Adrian Mastracci, investment counsel at Vancouver’s “fee-only” KCM Wealth Management, comments, “The wall of worry influences investors to make all kinds of changes to their portfolios. Changes that they may regret later. What would investing be like without a little worry?”
We’re supposed to be in the recovery mode, but many would argue that it doesn’t always feel like one. Getting a handle on economic factors is like keeping track of a constantly changing mixed bag.
The cocktail of major economic forces affecting the markets is a pesky one. It includes the price of oil, the threat of terrorism, the US presidential election, fears of earnings slowdowns, the impact of China and government deficits.
The economy turns on confidence. Although, confidence is the missing ingredient for a sustained bounce to the upside. Perhaps, investor expectations are too high after last year.
It is difficult to get a true read of the pulse rate. Both the bulls and the bears seem to be exhausted.
However, every market takes a pause. Thus far, 2004 has delivered relatively flat results.
Uncertainty is still the talk of the day and is reflected in the markets. It’s easy to worry about something, even on good news. However, sentiment can turn quickly, sometimes very quickly.
Summarizing the big picture
Investors have no shortage of daily economic data to digest. Here is some that pertains to the US:
- The value of goods and services produced remain healthy and manufacturing activity is expanding.
- New orders for manufactured goods are in positive territory and inflation lingers under 2%.
- Job creation has been disappointing and the unemployment rate has been declining slowly.
- New housing starts continue at high levels and new home sales are helped by low mortgage rates.
- Consumer confidence has risen in the past year and retail sales have held up well.
Albeit, those consumers are taking on more debt that will one day cause some discomfort.
Interpreting the tea leaves
It’s still an economic muddle. The US is doing well under the circumstances, but a robust upturn does not seem in the cards.
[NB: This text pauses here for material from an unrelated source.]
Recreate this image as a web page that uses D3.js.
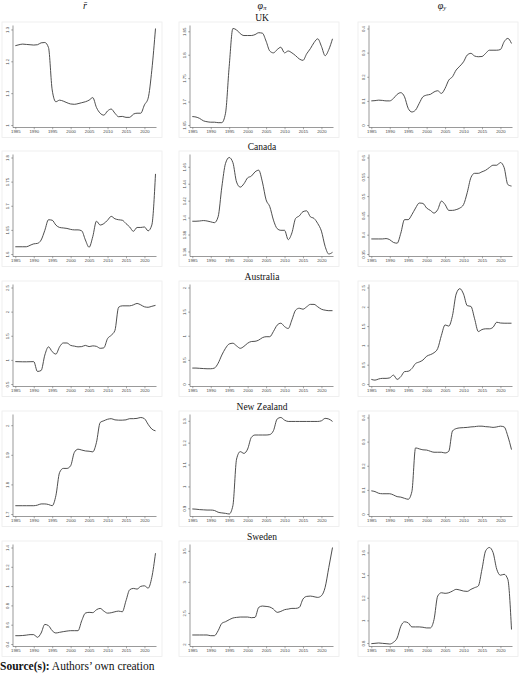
<!DOCTYPE html>
<html>
<head>
<meta charset="utf-8">
<script src="https://cdn.jsdelivr.net/npm/d3@7"></script>
<style>
  body { margin: 0; background: #fff; }
</style>
</head>
<body>
<div id="chart"></div>
<script>
// years on the x axis, one value per year
var years = [1985,1986,1987,1988,1989,1990,1991,1992,1993,1994,1995,1996,1997,1998,1999,
  2000,2001,2002,2003,2004,2005,2006,2007,2008,2009,2010,2011,2012,2013,2014,2015,
  2016,2017,2018,2019,2020,2021,2022,2023];
var xTicks = [1985,1990,1995,2000,2005,2010,2015,2020];
var countries = ["UK", "Canada", "Australia", "New Zealand", "Sweden"];

// UK
var ukR = [1.249,1.252,1.254,1.253,1.252,1.251,1.252,1.258,1.259,1.243,1.11,1.073,1.078,1.075,1.07,
  1.066,1.065,1.067,1.07,1.073,1.078,1.086,1.055,1.037,1.031,1.044,1.05,1.037,1.026,1.027,1.024,
  1.024,1.034,1.037,1.037,1.063,1.084,1.172,1.303];
var ukPi = [1.668,1.667,1.664,1.659,1.657,1.656,1.656,1.655,1.655,1.675,1.775,1.856,1.853,1.845,1.841,
  1.841,1.841,1.843,1.847,1.846,1.829,1.808,1.804,1.811,1.816,1.804,1.808,1.804,1.798,1.791,1.788,
  1.802,1.813,1.826,1.834,1.818,1.798,1.811,1.834];
var ukY = [0.10,0.101,0.103,0.102,0.10,0.10,0.11,0.127,0.134,0.117,0.069,0.054,0.062,0.09,0.117,
  0.124,0.127,0.137,0.142,0.131,0.152,0.186,0.2,0.228,0.244,0.262,0.29,0.297,0.286,0.283,0.284,
  0.297,0.31,0.31,0.31,0.313,0.345,0.359,0.338];

// Canada
var caR = [1.615,1.615,1.615,1.615,1.618,1.621,1.622,1.629,1.649,1.671,1.67,1.66,1.655,1.654,1.653,
  1.651,1.65,1.65,1.648,1.629,1.614,1.636,1.668,1.66,1.663,1.67,1.678,1.673,1.671,1.67,1.663,
  1.656,1.647,1.655,1.655,1.656,1.648,1.66,1.766];
var caPi = [1.3957,1.3957,1.396,1.3965,1.396,1.395,1.394,1.401,1.436,1.464,1.471,1.465,1.442,1.436,1.44,
  1.447,1.449,1.454,1.456,1.442,1.421,1.413,1.397,1.387,1.385,1.385,1.374,1.382,1.399,1.402,1.407,
  1.408,1.401,1.399,1.393,1.384,1.366,1.357,1.359];
var caY = [0.389,0.389,0.389,0.389,0.39,0.387,0.38,0.378,0.404,0.439,0.439,0.452,0.469,0.482,0.481,
  0.469,0.463,0.456,0.465,0.487,0.478,0.463,0.463,0.465,0.469,0.478,0.509,0.548,0.559,0.559,0.563,
  0.567,0.574,0.58,0.58,0.587,0.574,0.53,0.526];

// Australia
var auR = [0.964,0.962,0.96,0.96,0.962,0.964,0.76,0.78,1.1,1.27,1.17,1.12,1.27,1.35,1.35,
  1.3,1.285,1.27,1.275,1.3,1.275,1.29,1.28,1.24,1.25,1.44,1.51,1.61,2.09,2.12,2.12,
  2.12,2.14,2.17,2.14,2.1,2.09,2.11,2.13];
var auPi = [0.33,0.33,0.325,0.32,0.316,0.316,0.33,0.43,0.6,0.74,0.83,0.845,0.79,0.74,0.78,
  0.845,0.88,0.885,0.91,0.96,0.98,0.98,1.09,1.22,1.26,1.19,1.15,1.33,1.53,1.57,1.55,
  1.6,1.65,1.65,1.6,1.55,1.53,1.52,1.52];
var auY = [0.12,0.10,0.13,0.146,0.146,0.16,0.23,0.12,0.19,0.32,0.33,0.40,0.53,0.57,0.62,
  0.72,0.76,0.81,0.92,1.26,1.53,1.5,1.77,2.33,2.47,2.33,2.03,2.01,1.69,1.36,1.41,
  1.43,1.43,1.47,1.6,1.58,1.575,1.575,1.575];

// New Zealand
var nzR = [1.728,1.728,1.728,1.728,1.728,1.728,1.73,1.734,1.734,1.732,1.728,1.762,1.84,1.854,1.854,
  1.863,1.908,1.919,1.916,1.913,1.912,1.91,1.942,2.009,2.015,2.02,2.022,2.018,2.017,2.017,2.018,
  2.022,2.022,2.023,2.026,2.022,2.003,1.987,1.981];
var nzPi = [0.897,0.896,0.894,0.893,0.892,0.892,0.89,0.882,0.879,0.877,0.874,0.912,1.125,1.159,1.151,
  1.171,1.224,1.235,1.235,1.235,1.235,1.237,1.255,1.308,1.315,1.303,1.297,1.297,1.297,1.297,1.297,
  1.297,1.297,1.297,1.297,1.3,1.311,1.308,1.297];
var nzY = [0.096,0.093,0.086,0.084,0.084,0.084,0.079,0.072,0.07,0.065,0.061,0.093,0.274,0.27,0.266,
  0.265,0.26,0.256,0.256,0.256,0.253,0.26,0.344,0.354,0.357,0.358,0.359,0.361,0.362,0.364,0.364,
  0.362,0.361,0.359,0.361,0.364,0.361,0.323,0.267];

// Sweden
var seR = [0.486,0.486,0.488,0.492,0.497,0.497,0.469,0.514,0.603,0.59,0.538,0.514,0.521,0.528,0.534,
  0.538,0.538,0.538,0.641,0.72,0.728,0.725,0.755,0.769,0.741,0.72,0.724,0.734,0.741,0.734,0.848,
  0.962,0.976,0.969,0.997,1.003,0.979,1.09,1.341];
var sePi = [2.145,2.145,2.145,2.145,2.145,2.134,2.134,2.214,2.332,2.359,2.391,2.418,2.428,2.434,2.434,
  2.434,2.423,2.428,2.589,2.611,2.605,2.595,2.562,2.509,2.525,2.552,2.562,2.573,2.573,2.589,2.723,
  2.766,2.771,2.761,2.75,2.777,2.911,3.232,3.553];
var seY = [0.794,0.797,0.8,0.797,0.794,0.791,0.806,0.844,0.948,0.987,0.978,0.942,0.942,0.942,0.939,
  0.933,0.933,1.007,1.215,1.244,1.239,1.244,1.259,1.274,1.268,1.259,1.256,1.274,1.289,1.304,1.452,
  1.615,1.644,1.6,1.452,1.399,1.407,1.363,0.919];

// y tick values per panel (rows = countries, columns = r-bar, phi_pi, phi_y)
var ukTicks = [[1,1.1,1.2,1.3], [1.65,1.7,1.75,1.8,1.85], [0,0.1,0.2,0.3,0.4]];
var caTicks = [[1.6,1.65,1.7,1.75,1.8], [1.36,1.38,1.4,1.42,1.44,1.46], [0.35,0.4,0.45,0.5,0.55,0.6]];
var auTicks = [[0.5,1,1.5,2,2.5], [0,0.5,1,1.5,2], [0,0.5,1,1.5,2,2.5]];
var nzTicks = [[1.7,1.8,1.9,2], [0.9,1,1.1,1.2,1.3], [0,0.1,0.2,0.3,0.4]];
var seTicks = [[0.4,0.6,0.8,1,1.2,1.4], [2,2.5,3,3.5], [0.8,1,1.2,1.4,1.6]];

var series = [[ukR, ukPi, ukY], [caR, caPi, caY], [auR, auPi, auY], [nzR, nzPi, nzY], [seR, sePi, seY]];
var ticks = [ukTicks, caTicks, auTicks, nzTicks, seTicks];

var W = 520, H = 673;
var colLeft = [2, 179, 358];
var rowTop = [26, 155, 285, 415, 545];
var plotH = 101.5;
var serif = "'Liberation Serif', 'Times New Roman', serif";
var sans = "'Liberation Sans', Arial, sans-serif";

var svg = d3.select("#chart").append("svg")
  .attr("width", W).attr("height", H)
  .style("background", "#fff");

// column headers
var headers = svg.append("g").attr("font-family", serif).attr("font-size", 10)
  .attr("font-style", "italic").attr("fill", "#111").attr("text-anchor", "middle");
headers.append("text").attr("x", 85).attr("y", 8.5).text("r\u0304");
var hp = headers.append("text").attr("x", 262).attr("y", 8.5);
hp.append("tspan").text("\u03c6");
hp.append("tspan").attr("font-size", 6.5).attr("dy", 1.5).text("\u03c0");
var hy = headers.append("text").attr("x", 442).attr("y", 8.5);
hy.append("tspan").text("\u03c6");
hy.append("tspan").attr("font-size", 6.5).attr("dy", 1.5).text("y");

countries.forEach(function(name, r) {
  var top = rowTop[r], bottom = top + plotH;

  svg.append("text")
    .attr("x", 262).attr("y", top - 5)
    .attr("text-anchor", "middle")
    .attr("font-family", serif).attr("font-size", 9.5)
    .attr("fill", "#111")
    .text(name);

  for (var c = 0; c < 3; c++) {
    var left = colLeft[c];
    var vals = series[r][c];
    var tk = ticks[r][c];
    var g = svg.append("g");

    // faint panel frame
    g.append("rect")
      .attr("x", left).attr("y", top - 4)
      .attr("width", 160).attr("height", plotH + 14)
      .attr("fill", "#fff").attr("stroke", "#ececec").attr("stroke-width", 0.8);

    var x = d3.scaleLinear().domain([1985, 2023]).range([left + 13.3, left + 153.5]);
    var lo = Math.min(tk[0], d3.min(vals)), hi = Math.max(tk[tk.length - 1], d3.max(vals));
    var y = d3.scaleLinear().domain([lo, hi]).range([bottom - 2.5, top + 2.5]);

    // x axis
    var xa = g.append("g").attr("transform", "translate(0," + bottom + ")")
      .call(d3.axisBottom(x).tickValues(xTicks).tickFormat(d3.format("d")).tickSize(1.8).tickPadding(1));
    xa.select(".domain").attr("d", "M" + (left + 11) + ",0H" + (left + 154.5));
    xa.selectAll("line").attr("stroke", "#555").attr("stroke-width", 0.5);
    xa.select(".domain").attr("stroke", "#555").attr("stroke-width", 0.6);
    xa.selectAll("text").attr("font-family", sans).attr("font-size", 4.3).attr("fill", "#444");

    // y axis
    var ya = g.append("g").attr("transform", "translate(" + (left + 11) + ",0)")
      .call(d3.axisLeft(y).tickValues(tk).tickFormat(function(d) { return String(d); })
        .tickSize(1.8).tickPadding(1));
    ya.select(".domain").attr("d", "M0," + (top - 0.5) + "V" + bottom)
      .attr("stroke", "#555").attr("stroke-width", 0.6);
    ya.selectAll("line").attr("stroke", "#555").attr("stroke-width", 0.5);
    ya.selectAll(".tick text")
      .attr("font-family", sans).attr("font-size", 4.3).attr("fill", "#444")
      .attr("text-anchor", "middle").attr("dy", null)
      .attr("x", null)
      .attr("transform", "translate(-4.5,0) rotate(-90)");

    var line = d3.line()
      .x(function(d, i) { return x(years[i]); })
      .y(function(d) { return y(d); })
      .curve(d3.curveMonotoneX);

    g.append("path")
      .datum(vals)
      .attr("d", line)
      .attr("fill", "none")
      .attr("stroke", "#3a3a3a")
      .attr("stroke-width", 0.9);
  }
});

// source note
var src = svg.append("text").attr("x", 0).attr("y", 669.5)
  .attr("font-family", serif).attr("font-size", 11.5).attr("fill", "#111");
src.append("tspan").attr("font-weight", "bold").text("Source(s):");
src.append("tspan").text(" Authors\u2019 own creation");
</script>
</body>
</html>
A slower pace is probably more realistic, with some “soft spots” along the way.
Labour is still not participating in the recovery process. The next six months of job creation and job layoff figures will shed more light on the economy’s health.
Oil prices over US$40 will dampen the recovery by dipping into every wallet. This is the big story of the day and its impact is likely to continue for some time.
The brave consumers, who have been propping up the economy, are probably overdue in feeling a credit pinch. The word is overextended.
Borrowers will face a challenge in adjusting to a rising interest rate scenario. I would expect mortgage arrears and personal bankruptcies to increase.
The economic uncertainties translate into continued market volatility. Investors continue to react to the flavour of the day, confusing as it may be.
However, more investors are taking flights to safety. More businesses prefer to accumulate cash for now instead of reinvesting in the business.
Crystal ball gazing
Clearly, investors have to look beyond what is happening today. One piece of good news is that US corporate insiders are buying more of their companies' stocks.
Here are some considerations for investors:
- Think portfolio and avoid making hasty decisions.
- Figure out if any of the current investments can inflict severe damage on the nestegg.
- Refresh the investment policies about asset mix, risk tolerance, time horizon and diversification.
- Concentrate on investment quality, tax implications and costs.
- Stick to a disciplined approach to help stay the course during the ups and downs.
These investment strategies have proven themselves over and over. They worked for our parents; they worked before September 11, 2001; and they still work in today’s environment.
Glamorous they are not, but smart investors know that they do deliver value.